* **AIM OF THE TASK**
Using the listing below, output only the lines from the one that contains "Rebuild this diagram" through the one that contains "(0,0) rectangle (668,788);", inclusive, exactly as given and without images.
===== DATA SHOWN
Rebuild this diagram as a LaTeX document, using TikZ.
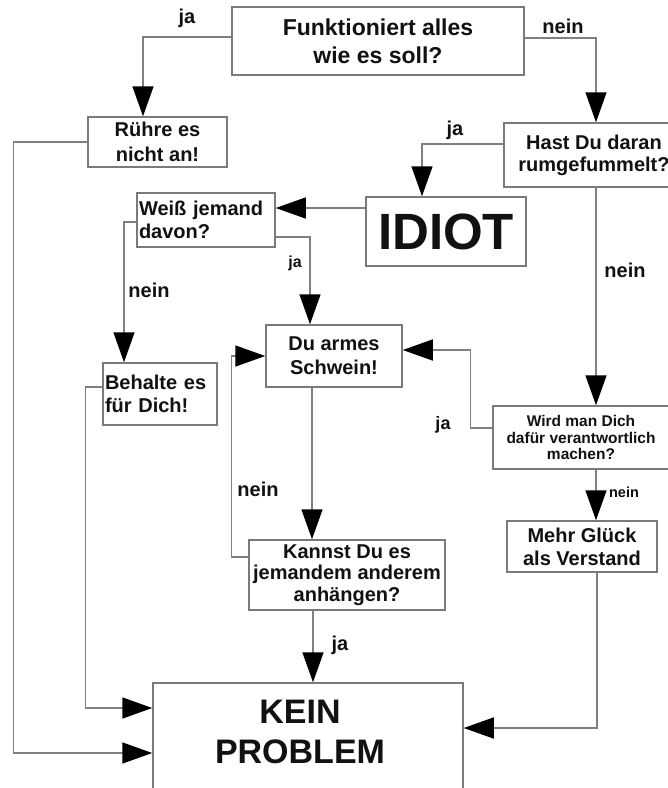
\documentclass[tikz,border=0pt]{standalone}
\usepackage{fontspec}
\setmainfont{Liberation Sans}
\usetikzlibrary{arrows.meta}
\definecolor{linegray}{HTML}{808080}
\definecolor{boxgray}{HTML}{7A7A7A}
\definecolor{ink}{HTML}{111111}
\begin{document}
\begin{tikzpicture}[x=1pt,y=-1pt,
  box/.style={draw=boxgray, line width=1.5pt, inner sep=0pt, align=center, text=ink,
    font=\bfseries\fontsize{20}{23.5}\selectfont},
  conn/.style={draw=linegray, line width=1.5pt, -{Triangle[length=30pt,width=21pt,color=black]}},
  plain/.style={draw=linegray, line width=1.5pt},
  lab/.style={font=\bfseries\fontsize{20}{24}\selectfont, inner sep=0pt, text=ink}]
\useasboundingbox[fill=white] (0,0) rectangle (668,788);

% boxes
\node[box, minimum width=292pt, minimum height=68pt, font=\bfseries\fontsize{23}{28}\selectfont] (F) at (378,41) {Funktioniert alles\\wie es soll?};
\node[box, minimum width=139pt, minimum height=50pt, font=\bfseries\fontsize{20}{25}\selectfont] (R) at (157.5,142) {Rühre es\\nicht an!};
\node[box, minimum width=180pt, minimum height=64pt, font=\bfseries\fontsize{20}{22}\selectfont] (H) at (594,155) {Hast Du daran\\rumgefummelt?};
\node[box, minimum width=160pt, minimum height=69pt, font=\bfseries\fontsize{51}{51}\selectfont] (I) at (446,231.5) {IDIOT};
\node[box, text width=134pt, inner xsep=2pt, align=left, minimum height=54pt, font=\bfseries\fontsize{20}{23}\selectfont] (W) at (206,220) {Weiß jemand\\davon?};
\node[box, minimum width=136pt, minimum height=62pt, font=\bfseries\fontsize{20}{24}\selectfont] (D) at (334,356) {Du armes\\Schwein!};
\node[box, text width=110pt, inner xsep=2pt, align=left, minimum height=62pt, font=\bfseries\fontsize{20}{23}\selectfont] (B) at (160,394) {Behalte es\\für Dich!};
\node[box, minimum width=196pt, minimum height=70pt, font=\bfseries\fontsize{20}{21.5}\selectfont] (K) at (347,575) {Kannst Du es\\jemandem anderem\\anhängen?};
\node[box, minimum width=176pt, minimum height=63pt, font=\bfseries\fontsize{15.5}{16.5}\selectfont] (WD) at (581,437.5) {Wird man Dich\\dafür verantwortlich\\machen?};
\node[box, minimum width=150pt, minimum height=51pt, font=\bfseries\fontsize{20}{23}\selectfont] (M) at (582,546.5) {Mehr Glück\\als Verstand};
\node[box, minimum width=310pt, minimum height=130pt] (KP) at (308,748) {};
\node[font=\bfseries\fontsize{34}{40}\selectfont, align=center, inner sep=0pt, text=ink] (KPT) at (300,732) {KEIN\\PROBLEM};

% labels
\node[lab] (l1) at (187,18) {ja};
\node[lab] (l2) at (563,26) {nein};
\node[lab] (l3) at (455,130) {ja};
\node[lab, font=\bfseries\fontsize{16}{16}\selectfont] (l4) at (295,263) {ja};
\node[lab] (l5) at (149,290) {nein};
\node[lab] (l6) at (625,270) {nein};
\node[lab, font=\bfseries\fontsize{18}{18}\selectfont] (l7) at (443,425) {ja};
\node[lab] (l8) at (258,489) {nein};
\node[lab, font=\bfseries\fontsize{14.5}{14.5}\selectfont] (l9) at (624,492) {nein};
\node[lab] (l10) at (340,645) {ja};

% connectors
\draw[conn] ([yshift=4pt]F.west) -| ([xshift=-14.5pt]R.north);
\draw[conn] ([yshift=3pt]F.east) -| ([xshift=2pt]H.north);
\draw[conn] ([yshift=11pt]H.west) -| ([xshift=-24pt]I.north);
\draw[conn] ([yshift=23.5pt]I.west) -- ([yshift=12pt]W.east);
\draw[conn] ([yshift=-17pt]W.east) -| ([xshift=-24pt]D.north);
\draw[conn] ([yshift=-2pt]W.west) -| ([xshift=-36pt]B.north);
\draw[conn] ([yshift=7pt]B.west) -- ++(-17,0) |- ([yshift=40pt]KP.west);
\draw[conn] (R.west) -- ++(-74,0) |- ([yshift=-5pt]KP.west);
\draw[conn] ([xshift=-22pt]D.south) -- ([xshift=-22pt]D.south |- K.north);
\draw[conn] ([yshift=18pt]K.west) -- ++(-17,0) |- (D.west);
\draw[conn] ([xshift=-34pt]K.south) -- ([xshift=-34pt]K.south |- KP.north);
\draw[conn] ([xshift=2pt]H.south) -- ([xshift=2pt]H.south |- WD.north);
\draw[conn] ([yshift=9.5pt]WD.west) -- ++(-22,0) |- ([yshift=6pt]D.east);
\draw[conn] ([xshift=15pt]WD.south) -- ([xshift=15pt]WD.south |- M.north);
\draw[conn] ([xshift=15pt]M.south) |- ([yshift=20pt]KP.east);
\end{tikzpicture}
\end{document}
==========
===== DATA SHOWN
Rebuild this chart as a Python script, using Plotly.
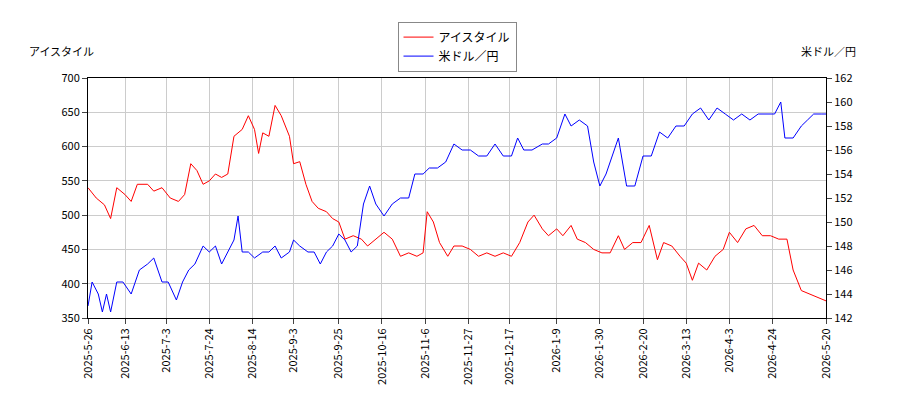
==========
* **CORRECT ANSWER**
Rebuild this diagram as a LaTeX document, using TikZ.
\documentclass[tikz,border=0pt]{standalone}
\usepackage{fontspec}
\setmainfont{Liberation Sans}
\usetikzlibrary{arrows.meta}
\definecolor{linegray}{HTML}{808080}
\definecolor{boxgray}{HTML}{7A7A7A}
\definecolor{ink}{HTML}{111111}
\begin{document}
\begin{tikzpicture}[x=1pt,y=-1pt,
  box/.style={draw=boxgray, line width=1.5pt, inner sep=0pt, align=center, text=ink,
    font=\bfseries\fontsize{20}{23.5}\selectfont},
  conn/.style={draw=linegray, line width=1.5pt, -{Triangle[length=30pt,width=21pt,color=black]}},
  plain/.style={draw=linegray, line width=1.5pt},
  lab/.style={font=\bfseries\fontsize{20}{24}\selectfont, inner sep=0pt, text=ink}]
\useasboundingbox[fill=white] (0,0) rectangle (668,788);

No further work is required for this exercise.